Carton plein, vendredi soir, aux Vaches Folks. La petite salle polyvalente de Cast était pleine comme un oeuf, ou presque, pour le concert de la chanteuse amérindienne Pura Fé et de son incroyable guitariste Danny Godinez. Roger Mauguen et Eric Bert, coorganisateurs de ces soirées, ne cachaient pas leur satisfaction de voir la foule au rendez-vous. Et pas n'importe quelle foule : visiblement, les amateurs de blues s'étaient donné le mot, ne souhaitant pas manquer ce qui s'annonçait comme l'un des événements musicaux de l'automne.

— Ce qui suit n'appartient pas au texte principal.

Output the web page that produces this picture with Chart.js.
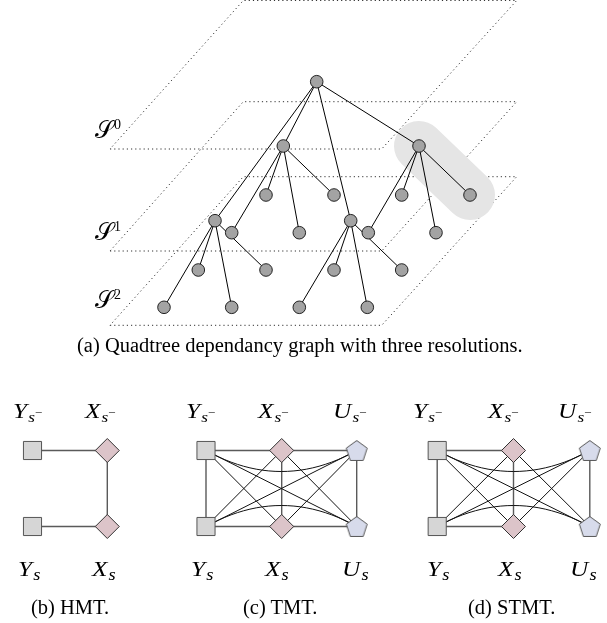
<!DOCTYPE html>
<html lang="en">
<head>
<meta charset="UTF-8">
<script src="https://cdn.jsdelivr.net/npm/chart.js"></script>
<title>Quadtree dependency graphs</title>
<style>
  body { margin: 0; background: #fff; }
  #wrap { position: relative; width: 607px; height: 623px; }
  #wrap canvas { position: absolute; left: 0; top: 0; }
  .lbl { position: absolute; font-family: "Liberation Serif", serif; line-height: 1; white-space: nowrap; color: #000; }
  .m { font-size: 22px; transform: scaleX(1.15); transform-origin: 0 0; }
  .m i { font-style: italic; }
  .sb { font-size: 15px; vertical-align: -4px; font-style: italic; margin-left: 1px; }
  .sp { font-size: 11.5px; vertical-align: 6px; font-style: normal; }
  .low .sb { font-size: 16px; }
  .cap { font-size: 20.5px; }
  .lev { font-size: 24px; font-family: "DejaVu Serif", "Liberation Serif", serif; }
  .lev sup { font-size: 14px; vertical-align: 9px; font-family: "Liberation Serif", serif; }
</style>
</head>
<body>
<div id="wrap">
  <canvas id="graph" width="607" height="623"></canvas>

  <div class="lbl lev" style="left:95px; top:118px">𝒮<sup>0</sup></div>
  <div class="lbl lev" style="left:95px; top:220px">𝒮<sup>1</sup></div>
  <div class="lbl lev" style="left:95px; top:288px">𝒮<sup>2</sup></div>
  <div class="lbl cap" style="left:77px; top:335px">(a) Quadtree dependancy graph with three resolutions.</div>

  <div class="lbl m" style="left:13px; top:400px"><i>Y</i><span class="sb">s<span class="sp">−</span></span></div>
  <div class="lbl m" style="left:85px; top:400px"><i>X</i><span class="sb">s<span class="sp">−</span></span></div>
  <div class="lbl m" style="left:186px; top:400px"><i>Y</i><span class="sb">s<span class="sp">−</span></span></div>
  <div class="lbl m" style="left:258px; top:400px"><i>X</i><span class="sb">s<span class="sp">−</span></span></div>
  <div class="lbl m" style="left:333px; top:400px"><i>U</i><span class="sb">s<span class="sp">−</span></span></div>
  <div class="lbl m" style="left:413px; top:400px"><i>Y</i><span class="sb">s<span class="sp">−</span></span></div>
  <div class="lbl m" style="left:488px; top:400px"><i>X</i><span class="sb">s<span class="sp">−</span></span></div>
  <div class="lbl m" style="left:558px; top:400px"><i>U</i><span class="sb">s<span class="sp">−</span></span></div>

  <div class="lbl m low" style="left:18px; top:558px"><i>Y</i><span class="sb">s</span></div>
  <div class="lbl m low" style="left:92px; top:558px"><i>X</i><span class="sb">s</span></div>
  <div class="lbl m low" style="left:191px; top:558px"><i>Y</i><span class="sb">s</span></div>
  <div class="lbl m low" style="left:265px; top:558px"><i>X</i><span class="sb">s</span></div>
  <div class="lbl m low" style="left:342px; top:558px"><i>U</i><span class="sb">s</span></div>
  <div class="lbl m low" style="left:427px; top:558px"><i>Y</i><span class="sb">s</span></div>
  <div class="lbl m low" style="left:498px; top:558px"><i>X</i><span class="sb">s</span></div>
  <div class="lbl m low" style="left:570px; top:558px"><i>U</i><span class="sb">s</span></div>

  <div class="lbl cap" style="left:31px; top:597px">(b) HMT.</div>
  <div class="lbl cap" style="left:243px; top:597px">(c) TMT.</div>
  <div class="lbl cap" style="left:468px; top:597px">(d) STMT.</div>
</div>

<script>
// ---- quadtree (a) ----
const treeRoot = { x: 316.7, y: 81.7 };
const treeLevel1 = [
  { x: 283.3, y: 146 }, { x: 419, y: 146 },
  { x: 215, y: 220.7 }, { x: 350.7, y: 220.7 }
];
const treeLevel2 = [
  [{ x: 266, y: 195 }, { x: 334, y: 195 }, { x: 231.7, y: 232.7 }, { x: 299.3, y: 232.7 }],
  [{ x: 401.7, y: 195 }, { x: 470, y: 195 }, { x: 368.3, y: 232.7 }, { x: 436, y: 232.7 }],
  [{ x: 198.3, y: 270 }, { x: 266, y: 270 }, { x: 164, y: 307.3 }, { x: 231.7, y: 307.3 }],
  [{ x: 334, y: 270 }, { x: 401.7, y: 270 }, { x: 299.3, y: 307.3 }, { x: 367.3, y: 307.3 }]
];
const highlightPath = [1, 1];   // level-1 node 1 and its child 1

// resolution planes: top edge y, corners shared
const planeTops = [0.5, 101.7, 176.7];
const planeBottoms = [149, 251, 325.3];
const planeLeftX = [243.3, 110];      // top-left, bottom-left
const planeRightX = [516.7, 381.7];   // top-right, bottom-right

// ---- small graphs (b) (c) (d) ----
const rowY = { t: 450.5, b: 526.5 };  // s- row, s row
const hmtCols = { Y: 32.5, X: 107.3 };
const tmtCols = { Y: 206, X: 281.7, U: 356.7 };
const stmtCols = { Y: 437.2, X: 513.5, U: 589.8 };

// edge: [from, to, bend]  bend 0 straight, +1 sags down, -1 bows up
const hmtEdges = [['Yt', 'Xt', 0], ['Xt', 'Xb', 0], ['Yb', 'Xb', 0]];
const tmtEdges = [
  ['Yt', 'Yb', 0], ['Yt', 'Xt', 0], ['Xt', 'Ut', 0], ['Ut', 'Ub', 0], ['Xt', 'Xb', 0],
  ['Yb', 'Xb', 0], ['Xb', 'Ub', 0],
  ['Yt', 'Xb', 0], ['Yt', 'Ub', 0], ['Yb', 'Xt', 0], ['Yb', 'Ut', 0],
  ['Xt', 'Ub', 0], ['Xb', 'Ut', 0],
  ['Yt', 'Ut', 1], ['Yb', 'Ub', -1]
];
const stmtEdges = [
  ['Yt', 'Yb', 0], ['Yt', 'Xt', 0], ['Ut', 'Ub', 0], ['Xt', 'Xb', 0], ['Yb', 'Xb', 0],
  ['Yt', 'Xb', 0], ['Yt', 'Ub', 0], ['Yb', 'Xt', 0], ['Yb', 'Ut', 0],
  ['Xt', 'Ub', 0], ['Xb', 'Ut', 0],
  ['Yt', 'Ut', 1], ['Yb', 'Ub', -1]
];

const BEND = 42;
const GAP = { x: null, y: null };

function node(cols, id) {
  return { x: cols[id[0]], y: rowY[id[1]] };
}

function curve(a, b, bend) {
  const cx = (a.x + b.x) / 2, cy = (a.y + b.y) / 2 + bend * BEND;
  const pts = [];
  for (let i = 0; i <= 24; i++) {
    const t = i / 24, u = 1 - t;
    pts.push({ x: u * u * a.x + 2 * u * t * cx + t * t * b.x,
               y: u * u * a.y + 2 * u * t * cy + t * t * b.y });
  }
  return pts;
}

function joinSegments(list) {
  const out = [];
  list.forEach((s, i) => { if (i) out.push(GAP); out.push(...s); });
  return out;
}

function lineSet(data, color, width, extra) {
  return Object.assign({
    type: 'scatter', data, showLine: true, borderColor: color, borderWidth: width,
    pointRadius: 0, pointHoverRadius: 0, fill: false, tension: 0, clip: false, order: 5
  }, extra || {});
}

function pointSet(data, style, radius, fill, stroke, width) {
  return {
    type: 'scatter', data, showLine: false, pointStyle: style, pointRadius: radius,
    pointHoverRadius: radius, backgroundColor: fill, borderColor: stroke,
    borderWidth: width, pointBorderWidth: width, clip: false, order: 0
  };
}

function pentagonImage(R, fill, stroke) {
  const pad = 1.5;
  const w = Math.ceil(2 * R * Math.sin(2 * Math.PI / 5) + 2 * pad);
  const hh = R * (1 + Math.cos(Math.PI / 5));
  const h = Math.ceil(hh + 2 * pad);
  const c = document.createElement('canvas');
  c.width = w; c.height = h;
  const ctx = c.getContext('2d');
  const cx = w / 2, cy = (h - hh) / 2 + R;
  ctx.beginPath();
  for (let k = 0; k < 5; k++) {
    const a = -Math.PI / 2 + k * 2 * Math.PI / 5;
    ctx.lineTo(cx + R * Math.cos(a), cy + R * Math.sin(a));
  }
  ctx.closePath();
  ctx.fillStyle = fill; ctx.fill();
  ctx.lineWidth = 1; ctx.strokeStyle = stroke; ctx.stroke();
  return c;
}

// planes
const planeSegs = [];
planeTops.forEach((top, i) => {
  const bot = planeBottoms[i];
  planeSegs.push([
    { x: planeLeftX[1], y: bot }, { x: planeRightX[1], y: bot },
    { x: planeRightX[0], y: top }, { x: planeLeftX[0], y: top },
    { x: planeLeftX[1], y: bot }
  ]);
});

// tree edges
const treeSegs = [];
treeLevel1.forEach((p, i) => {
  treeSegs.push([treeRoot, p]);
  treeLevel2[i].forEach(c => treeSegs.push([p, c]));
});
const treeNodes = [treeRoot, ...treeLevel1, ...treeLevel2.flat()];
const hlA = treeLevel1[highlightPath[0]];
const hlB = treeLevel2[highlightPath[0]][highlightPath[1]];

// small graphs
const greySegs = [], blackSegs = [];
[[hmtCols, hmtEdges], [tmtCols, tmtEdges], [stmtCols, stmtEdges]].forEach(([cols, edges]) => {
  edges.forEach(([f, t, bend]) => {
    const a = node(cols, f), b = node(cols, t);
    if (bend) blackSegs.push(curve(a, b, bend));
    else if (a.x === b.x || a.y === b.y) greySegs.push([a, b]);
    else blackSegs.push([a, b]);
  });
});
const squares = [hmtCols, tmtCols, stmtCols].flatMap(c => [node(c, 'Yt'), node(c, 'Yb')]);
const diamonds = [hmtCols, tmtCols, stmtCols].flatMap(c => [node(c, 'Xt'), node(c, 'Xb')]);
const pentagons = [tmtCols, stmtCols].flatMap(c => [node(c, 'Ut'), node(c, 'Ub')]);

new Chart(document.getElementById('graph'), {
  type: 'scatter',
  data: {
    datasets: [
      pointSet(treeNodes, 'circle', 6.3, '#a3a3a3', '#111', 0.9),
      pointSet(squares, 'rect', 12.8, '#d6d6d6', '#555', 1),
      pointSet(diamonds, 'rectRot', 12, '#dcc4c9', '#333', 1),
      pointSet(pentagons, pentagonImage(11, '#d7dbeb', '#555'), 11, '#d7dbeb', '#555', 1),
      lineSet(joinSegments(treeSegs), '#000', 1, { order: 3 }),
      lineSet(joinSegments(greySegs), '#5a5a5a', 1.4, { order: 4 }),
      lineSet(joinSegments(blackSegs), '#111', 1, { order: 3 }),
      lineSet([hlA, hlB], '#e5e5e5', 50, { borderCapStyle: 'round', order: 6 }),
      lineSet(joinSegments(planeSegs), '#333', 1, { borderDash: [1.2, 3], order: 7 })
    ]
  },
  options: {
    responsive: false,
    animation: false,
    events: [],
    layout: { padding: 0, autoPadding: false },
    plugins: { legend: { display: false }, tooltip: { enabled: false } },
    scales: {
      x: { type: 'linear', min: 0, max: 607, display: false },
      y: { type: 'linear', min: 0, max: 623, reverse: true, display: false }
    }
  }
});
</script>
</body>
</html>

Le collectif "Tribute" a quitté la scène depuis une petite demi-heure et le public retient son souffle. Guette la porte de la loge, espérant en voir sortir le duo si attendu... Mais Pura Fé n'est pas toujours là où on l'attend. La voilà qui surgit du fond de la salle, parée d'un foulard noir aux broderies chatoyantes, blue jeans et santiags à franges, sa guitare "lap steel" sous le bras. Elle se fraye un passage jusqu'à la scène, jette un regard un peu timide vers le public et le salue en français. Tandis qu'elle prépare sa Weissenborn, Danny Godinez la rejoint, bonnet de laine vissé sur la tête et grosse écharpe autour du cou. C'est qu'il ne fait pas très chaud, ce soir, à Cast. Mais heureusement, la musique faisant très vite son office, quelques minutes suffiront pour réchauffer la salle.
Un hymne iroquois en ouvertureFidèle à ses origines iroquoises, Pura Fé entame le concert en interprétant a cappella un chant traditionnel Tuscarora. Une façon de nous rappeler, aussi, qu'elle fut pendant vingt ans l'une des pierres angulaires du trio vocal amérindien Ulali, une formation qui a fait plusieurs fois le tour du monde. La voix est juste et rauque, étonnamment puissante. Le ton est donné pour le reste de la soirée. Pura Fé égraine ensuite les chansons de son dernier album, "Hold the rain", puis celles de son premier opus "Tuscarora Nation Blues". Pour "Summertime", ce classique entre les classiques que Pura Fé a maintes fois vu sa mère interpréter, elle qui chanta pour Duke Ellington, l'Amérindienne se lève. La salle reconnaît le standard de Gershwin, s'enthousiasme pour cette séquence d'émotion pure.
Le miracle d'une rencontre
Aux côtés de la chanteuse, Danny Godinez épate. Son jeu de virtuose est brillantissime. Le musicien parvient à sortir un son de chaque partie de son instrument. Au milieu de la soirée, Pura Fé lui donne carte blanche pour un solo improvisé qui réjouit tous les amateurs de guitare. En plus d'être un prodigieux guitariste, Danny Godinez possède une maîtrise époustouflante des effets sonores. On ne peut que se réjouir du miracle de cette rencontre entre les deux artistes. Ils jouent en parfaite symbiose, tant du point de vue instrumental que vocal. "Au moment où j'ai rencontré Danny, il y a un peu plus d'un an, je m'apprêtais à recruter un autre guitariste", nous confiait récemment Pura Fé, "finalement, quand j'ai entendu jouer Danny, j'ai tout de suite voulu qu'on travaille ensemble". La collaboration a été particulièrement fructueuse puisque Danny Godinez a signé plusieurs des plages du plus récent album de la chanteuse, parmi lesquelles la pépite "Let heaven show".
Plongée en apnée
Lorsque les artistes terminent leur set, la salle applaudit à tout rompre. Ce public ultra-réceptif qui, à plusieurs reprises durant le concert, a été invité à reprendre en choeur les incantations quasi-chamaniques de l'Amérindienne. Pura Fé et Danny Godinez sont à peine sortis de scène qu'ils acceptent de revenir pour une longue improvisation voix-guitare, qui démontre une fois de plus les étonnantes capacités vocales de la chanteuse et l'extraordinaire habileté de son guitariste. Lorsque le concert prend fin, la salle peine à retrouver son souffle, après pratiquement deux heures de plongée en apnée.